Wednesday, July 04, 2012

Independence Day (Confusion) for U.S. Submariners

July 4, 1944

Submarine USS S-28 (SS-133) was commissioned 12-13-23. On 4 JUL 44, commanded by a reservist, S-28 was lost with all hands (49 men), after failing to communicate during a WW2 training mission off Pearl Harbor.

A Court of Inquiry would find S-28 sank shortly after 1820 on 4 July 1944 at 21°-20´N, 158°-23´W. Due to water depth (1400 fathoms), salvage operations were considered impracticable.

The Court noted that S-28 lost depth control "from either a material casualty or an operating error of personnel, or both, and that depth control was never regained.
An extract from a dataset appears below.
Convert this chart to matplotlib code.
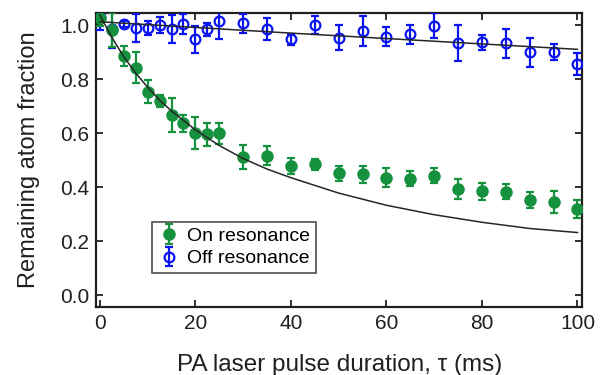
import matplotlib.pyplot as plt

plt.rcParams['font.family'] = ['Liberation Sans', 'DejaVu Sans']

# pulse durations (ms)
t_on = [0, 2.5, 5, 7.5, 10, 12.5, 15, 17.5, 20, 22.5, 25, 30, 35, 40, 45,
        50, 55, 60, 65, 70, 75, 80, 85, 90, 95, 100]
frac_on = [1.027, 0.981, 0.886, 0.842, 0.753, 0.719, 0.667, 0.636, 0.601, 0.595,
           0.599, 0.512, 0.516, 0.478, 0.484, 0.451, 0.448, 0.435, 0.432, 0.442,
           0.393, 0.385, 0.383, 0.352, 0.346, 0.319]
err_on = [0.03, 0.063, 0.036, 0.058, 0.043, 0.021, 0.064, 0.031, 0.06, 0.042,
          0.038, 0.045, 0.035, 0.03, 0.022, 0.028, 0.031, 0.036, 0.028, 0.028,
          0.038, 0.032, 0.028, 0.03, 0.04, 0.032]

t_off = [0, 2.5, 5, 7.5, 10, 12.5, 15, 17.5, 20, 22.5, 25, 30, 35, 40, 45,
         50, 55, 60, 65, 70, 75, 80, 85, 90, 95, 100]
frac_off = [1.03, 0.985, 1.004, 0.99, 0.988, 1.0, 0.985, 1.003, 0.947, 0.984,
            1.015, 1.006, 0.985, 0.947, 1.0, 0.953, 0.978, 0.957, 0.965, 0.997,
            0.932, 0.936, 0.932, 0.899, 0.899, 0.856]
err_off = [0.05, 0.07, 0.012, 0.052, 0.026, 0.031, 0.053, 0.037, 0.05, 0.023,
           0.065, 0.035, 0.04, 0.021, 0.032, 0.046, 0.054, 0.035, 0.034, 0.046,
           0.067, 0.028, 0.053, 0.053, 0.03, 0.042]

# fit curves
fit_on_t = [0, 2.5, 5, 7.5, 10, 12.5, 15, 20, 25, 30, 35, 40, 50, 60, 70, 80, 90, 100]
fit_on_y = [1.037, 0.954, 0.883, 0.822, 0.77, 0.722, 0.682, 0.612, 0.554, 0.506,
            0.467, 0.435, 0.378, 0.333, 0.298, 0.27, 0.247, 0.232]
fit_off_t = [0, 20, 40, 60, 80, 100]
fit_off_y = [1.012, 0.991, 0.970, 0.950, 0.930, 0.910]

green = '#16913d'
blue = '#0a14f0'
ink = '#231f20'

fig = plt.figure(figsize=[6.04, 3.75], dpi=100)
ax = fig.add_axes([0.159, 0.181, 0.805, 0.784])

off = ax.errorbar(t_off, frac_off, yerr=err_off, fmt='o', color=blue, mfc='none',
                  ms=7, mew=1.6, elinewidth=1.6, capsize=3, capthick=1.6,
                  label='Off resonance', zorder=3)
on = ax.errorbar(t_on, frac_on, yerr=err_on, fmt='o', color=green, ms=8,
                 elinewidth=1.6, capsize=3, capthick=1.6,
                 label='On resonance', zorder=4)
ax.plot(fit_on_t, fit_on_y, color='#262626', lw=1.1, zorder=5)
ax.plot(fit_off_t, fit_off_y, color='#262626', lw=1.1, zorder=5)

ax.set_xlim(-0.8, 101)
ax.set_ylim(-0.044, 1.044)
ax.set_xticks([0, 20, 40, 60, 80, 100])
ax.set_yticks([0.0, 0.2, 0.4, 0.6, 0.8, 1.0])
ax.set_yticklabels(['0.0', '0.2', '0.4', '0.6', '0.8', '1.0'])
ax.tick_params(direction='in', top=True, right=True, length=5, width=1.3,
               labelsize=15, colors=ink, pad=5)
for s in ax.spines.values():
    s.set_linewidth(1.6)
    s.set_color(ink)

ax.set_xlabel('PA laser pulse duration, τ (ms)', fontsize=17.5, color=ink, labelpad=15)
ax.set_ylabel('Remaining atom fraction', fontsize=17, color=ink, labelpad=14)

leg = ax.legend(handles=[on, off], loc='lower left', bbox_to_anchor=(0.115, 0.115),
                fontsize=14, frameon=True, fancybox=False, edgecolor=ink,
                borderpad=0.3, handletextpad=0.3, labelspacing=0.25,
                handlelength=1.2, borderaxespad=0)
leg.get_frame().set_linewidth(1.2)

plt.savefig('out.png', dpi=100)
The exact cause of the loss of S-28 cannot be determined." The Court found, further, that, "the material condition of S-28 was as good or better than that of other ships of her class performing similar duty," and that, "the officers and crew on board S-28at the time of her loss were competent to operate the ship submerged in the performance of her assigned duties."

A Steward's Mate, First Class who had made 3 war patrols on S-28 (as well as 3 earlier war patrols on S-30) was not on board for S-28's final training mission --- a lucky survivor. At this writing, however, a Navy Department Library web page still listed Levi Bolton as one of 50 men lost on the S-28.



According to source at NavSource

S-28
(SS-133)
and the S-23 (SS-128) had participated in the 1933 movie "Hell Below" wearing the fictional "AL-14" for Hollywood and country.


Because scores of numbered S boats did not receive regular ship commissioning names there is uncertainty about which sub(s) were actually filmed on another Navsource page as well as elsewhere.

In the movie, Jimmy Durante played the sub's cook, and the destroyer shown sinking in the movie was actually decommissioned WWI destroyer, ex-USS Moody. The photographic crew devised a scheme to photograph targets through a periscope, with a series of lenses and prisms.

Wikipedia adds this:
Although set in World War I, Hell Below set the structure for many World War II submarine warfare dramas to follow (such as Destination Tokyo, Torpedo Run, Operation Pacific, Hellcats of the Navy, Run Silent, Run Deep and others) with dramatic tension and action scenes around the warfare itself, as well as a love triangle or personal conflict to add personal interest. Extensive footage of World War I-era ships and planes supplement this war drama, which critics have characterized as excellent. clips

At this writing, a Navy Department Library web page still lists Levi Bolton as one of 50 men lost on S-28. The submarine sank 68 years ago! The movie was filmed 79 years ago.

Submarines are always silent and strange.